リレーエッセイ:思い出の教科書・思い出の本[4]
初めて自分で買った本
植村八潮
大学の講義では,毎年,初めての自分の本や,自分のお金で初めて買った本についてレポートを書かせている。「一冊の本」は抽象的すぎるが,「初めて」は何はともあれ一つに絞りやすい。いつ,何という本で,どういう出会いがあったのか。どうして自分で買おうと思ったのか。なぜ,その本を覚えているのか。記憶に残る理由を探ることが,本の力を知る第一歩でもある。
「初めての本」については,僕も何度も語り書いているのだが,それは僕にとっても大切な思い出だからである。
初めて買ってもらった本は,バージニア・リー・バートンの『せいめいのれきし』である。8歳の時のクリスマスプレゼントだった。サンタの存在を信じていた記憶がないのは,このときも父から直に手渡されたからかもしれない。

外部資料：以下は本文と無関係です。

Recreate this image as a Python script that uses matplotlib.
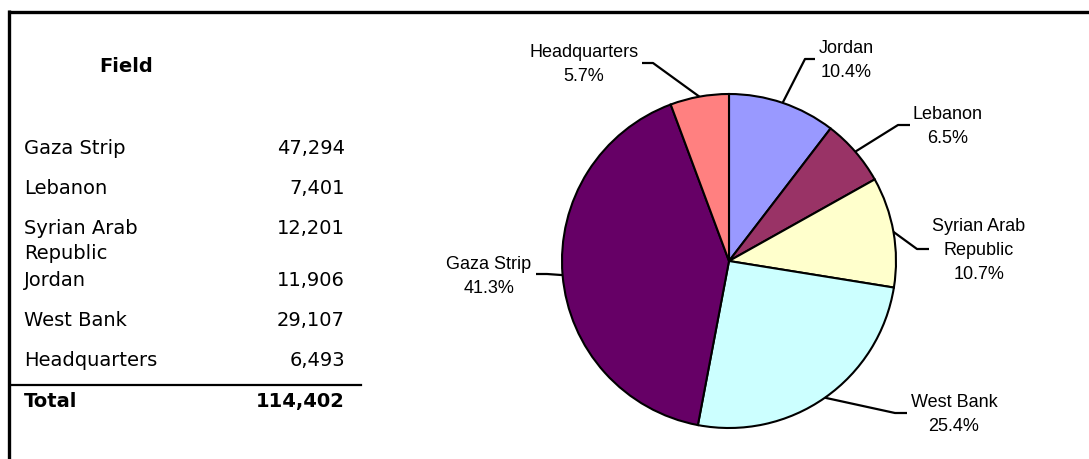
import matplotlib.pyplot as plt
import numpy as np

# Staff by field, in the order of the table
fields = ['Gaza Strip', 'Lebanon', 'Syrian Arab\nRepublic', 'Jordan', 'West Bank', 'Headquarters']
staff = [47294, 7401, 12201, 11906, 29107, 6493]
total = 114402

# Pie goes clockwise from 12 o'clock in this order
pie_fields = ['Jordan', 'Lebanon', 'Syrian Arab\nRepublic', 'West Bank', 'Gaza Strip', 'Headquarters']
pie_colors = ['#9999FF', '#993366', '#FFFFCC', '#CCFFFF', '#660066', '#FF8080']

# label placement: (text x, first baseline y, elbow, end of leader)
label_pos = {
    'Jordan': (846, 53, (805, 59), (815, 59)),
    'Lebanon': (948, 119, (898, 125), (910, 125)),
    'Syrian Arab\nRepublic': (979, 231, (917, 249), (929, 249)),
    'West Bank': (954, 407, (895, 413), (907, 413)),
    'Gaza Strip': (489, 269, (547, 274), (536, 274)),
    'Headquarters': (584, 57, (653, 63), (642, 63)),
}

W, H = 1089, 459
fig = plt.figure(figsize=(W / 100, H / 100), dpi=100)
ax = fig.add_axes([0, 0, 1, 1])

pie_values = [staff[fields.index(f)] for f in pie_fields]
cx, cy, r = 729, 261, 167
# y axis runs downward (pixel style), so counterclock in data = clockwise on screen
wedges, _ = ax.pie(pie_values, colors=pie_colors, startangle=270, counterclock=True,
                   center=(cx, cy), radius=r, frame=True,
                   wedgeprops=dict(edgecolor='black', linewidth=1.5))

ax.set_xlim(0, W)
ax.set_ylim(H, 0)
ax.set_aspect('equal')
ax.axis('off')

lab_font = dict(family='Liberation Sans', fontsize=13, ha='center', va='baseline')
for f, v, w in zip(pie_fields, pie_values, wedges):
    tx, ty, elbow, end = label_pos[f]
    mid = np.deg2rad((w.theta1 + w.theta2) / 2)
    sx, sy = cx + r * np.cos(mid), cy + r * np.sin(mid)
    ax.plot([sx, elbow[0], end[0]], [sy, elbow[1], end[1]], color='black', lw=1.6,
            solid_capstyle='butt')
    lines = f.split('\n') + ['%.1f%%' % (100 * v / total)]
    for i, line in enumerate(lines):
        ax.text(tx, ty + 24 * i, line, **lab_font)

# table on the left
tab_font = dict(family='DejaVu Sans', fontsize=14, va='baseline')
ax.text(126, 72, 'Field', ha='center', fontweight='bold', **tab_font)
y = 154
for f, v in zip(fields, staff):
    parts = f.split('\n')
    for i, line in enumerate(parts):
        ax.text(24, y + 25 * i, line, ha='left', **tab_font)
    ax.text(345, y, '{:,}'.format(v), ha='right', **tab_font)
    y += 40 + 12 * (len(parts) - 1)

ax.plot([10, 361], [385, 385], color='black', lw=1.6)
ax.text(24, 407, 'Total', ha='left', fontweight='bold', **tab_font)
ax.text(345, 407, '{:,}'.format(total), ha='right', fontweight='bold', **tab_font)

# frame lines on top and left
ax.plot([8, W], [11.5, 11.5], color='black', lw=2.4, solid_capstyle='butt')
ax.plot([9, 9], [10, H], color='black', lw=2.4, solid_capstyle='butt')

fig.savefig('out.png', dpi=100, facecolor='white')
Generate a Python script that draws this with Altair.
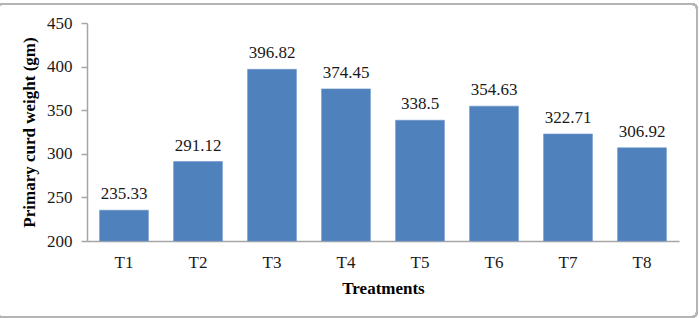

本を開けば,ナレーターの進行により,舞台の上で壮大な歴史が繰り広げられる仕掛けにワクワクした。宇宙の起源に始まる物語は,今日の朝に巡りついて終焉を向かえる。本を閉じると子供心に感動に似た気持ちを味わったものである。現在の版にはないようだが,当時は箱入りだった。その箱もカバーも子供たちに読み継がれるうちになくなってしまったが,黒表紙に金箔押しの書名は,今でも自宅の本棚に燦然と輝いている。
僕が初めて買った本は,ヘミングウェイの『老人と海』である。中学一年の最初の国語の授業で,教師に勧められたのだ。本を読むことは好きだったが,大抵は自宅にある日本文学ばかり読んでいて,外国文学にはなじみがなかった。自宅の本はすべて父の蔵書で,何種類もの全集や単行本が,棚からあふれて狭い家の階段や廊下の半分を埋めていた。
帰り道にある本屋に『老人と海』はあった。少し立ち読みし始めると,たちまちその面白さに夢中になってしまった。なんどか書棚に戻したが,結局,買うことにした。小遣いを使うことよりも,親に相談しないで自分で決めたことが心配だった。何よりも外国文学ではないか。今の今まで,父が外国文学を読まない理由など聞いたことがなかった。だから父に本を見せるとき,ためらいがちだったことをよく覚えている。
ところが思いもかけないことに父は僕の決断をとても喜んだ。そして印税という言葉を教えてくれたのだ。昔は貴族や金持ちだけが,芸術家のパトロンとなって創作活動を支えていたが,今は誰もがみんなで作家の創作を支えるすばらしい時代だという。印税という仕組みによって,本を買ったお金の一部は作家に届き,次の創作活動の糧となるのだ。
そして父は,少しだけいたずらっぽい顔をして言った。「今日から,お前も作家のパトロンになったのだよ」。なんて誇らしくすばらしい思いがしたことだろうか。